At the start of the meeting, Mayor Lyn Bailey greeted newly elected council member Regenia Wilkerson Jasper, saying she was lucky to be sitting between a couple of nice guys like Bob Noel and Frankie Phillips.
“At least you’re not having to sit next to him,” Phillips said, nodding at Bailey.
The council quickly launched into its business, with the first item being a second reading of an ordinance to raise the city payroll tax from one percent to one-and-a-half percent. Before the vote, though, Noel expressed his concern that the tax might not be the fairest way to earn additional revenue because only those who work in the city would be affected, rather than all the people receiving city services. Councilmember Manuel Brown said that wherever city residents work, they are likely to get hit with a payroll tax as high or higher in surrounding areas.
Phillips said he was in favor of the half-percent increase, but said he didn’t agree with the ordinance as it read because of the penalty for paying taxes late. The current ordinance requires that if an earnings tax is paid late, the person must pay 10 percent interest on the tax owed, but the revised ordinance doubled the penalty.
“If they can’t pay the one-and-a-half percent, they won’t be able to pay the other 20 percent,” Phillips said.
Phillips said he thought a 10 percent penalty was enough, so Bailey told him they could vote to change it. Phillips made a motion for the change and Brown seconded it, with the rest of the council approving the change.

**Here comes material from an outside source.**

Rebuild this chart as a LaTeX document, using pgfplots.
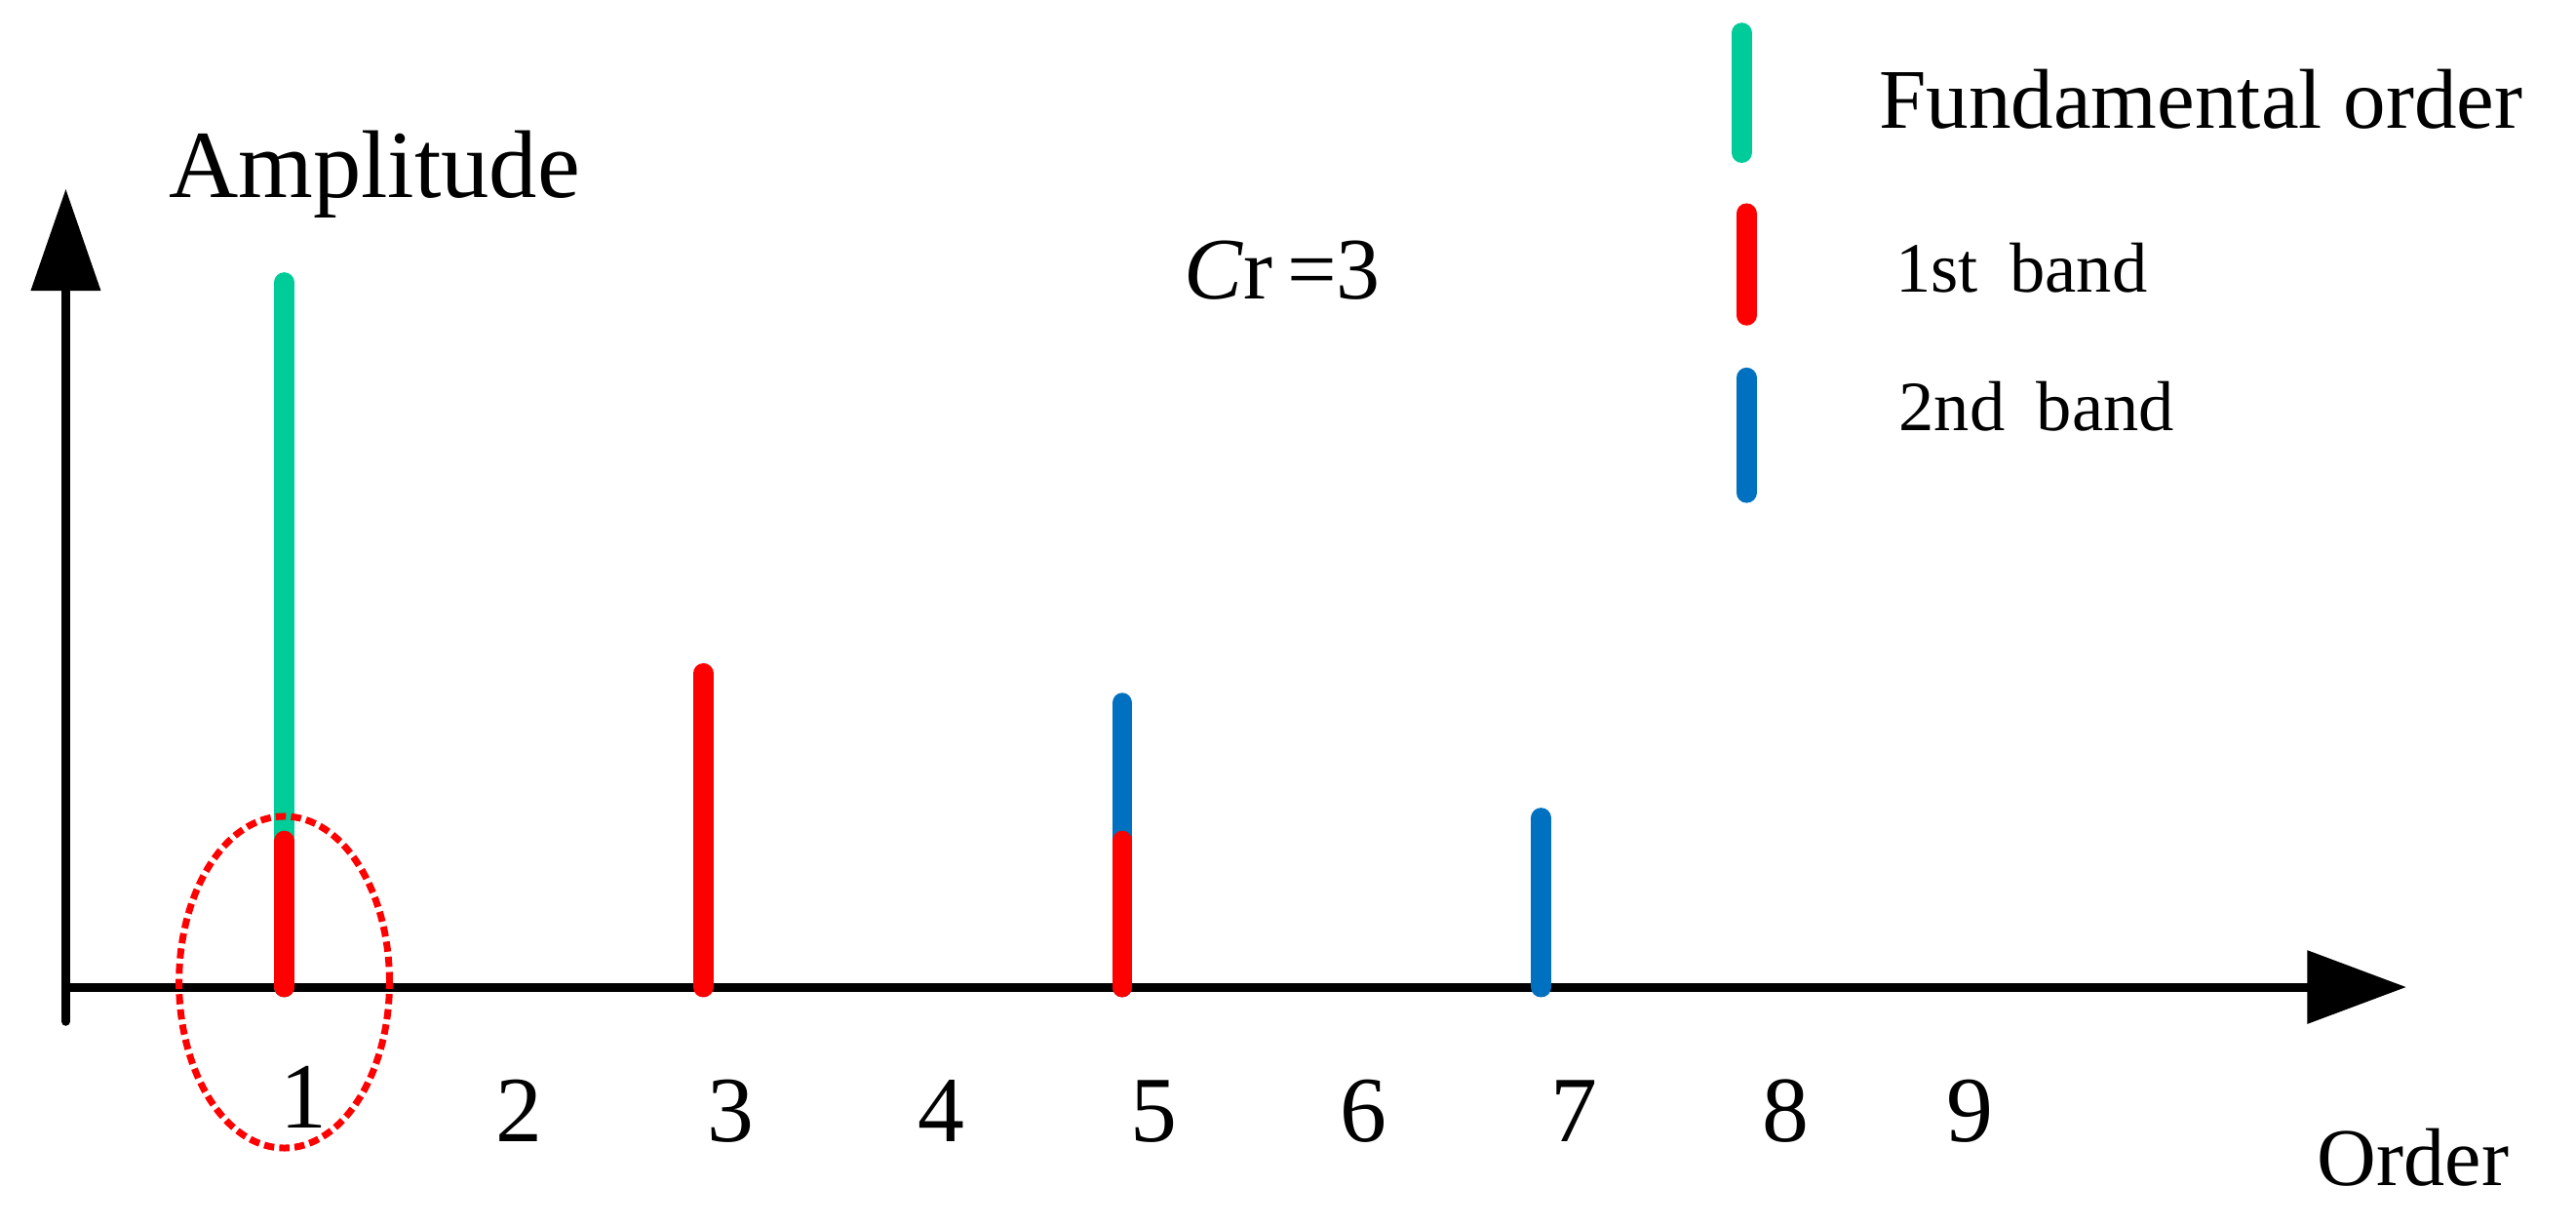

Jasper said she had done a bit of research on the issue, but she did not feel comfortable voting on it. She said would have to wait and see the long-term results and would abstain from voting. Councilmember Jim Ricks made a motion to approve the tax and Brown seconded the motion. The motion passed 3-0, with Noel voting against it.
While many officials on legislative bodies and boards give a conflict of interest as their reason for abstention, City Attorney Marvin Wilson said that this was not always the case. He said that when someone on a municipal board chooses to abstain from voting, he or she has opportunity to give a reason. He said that in the past, he has observed abstentions plenty of times. Some gave conflict of interest as a reason for not voting, while others gave different reasons. Some gave no reason at all, he said.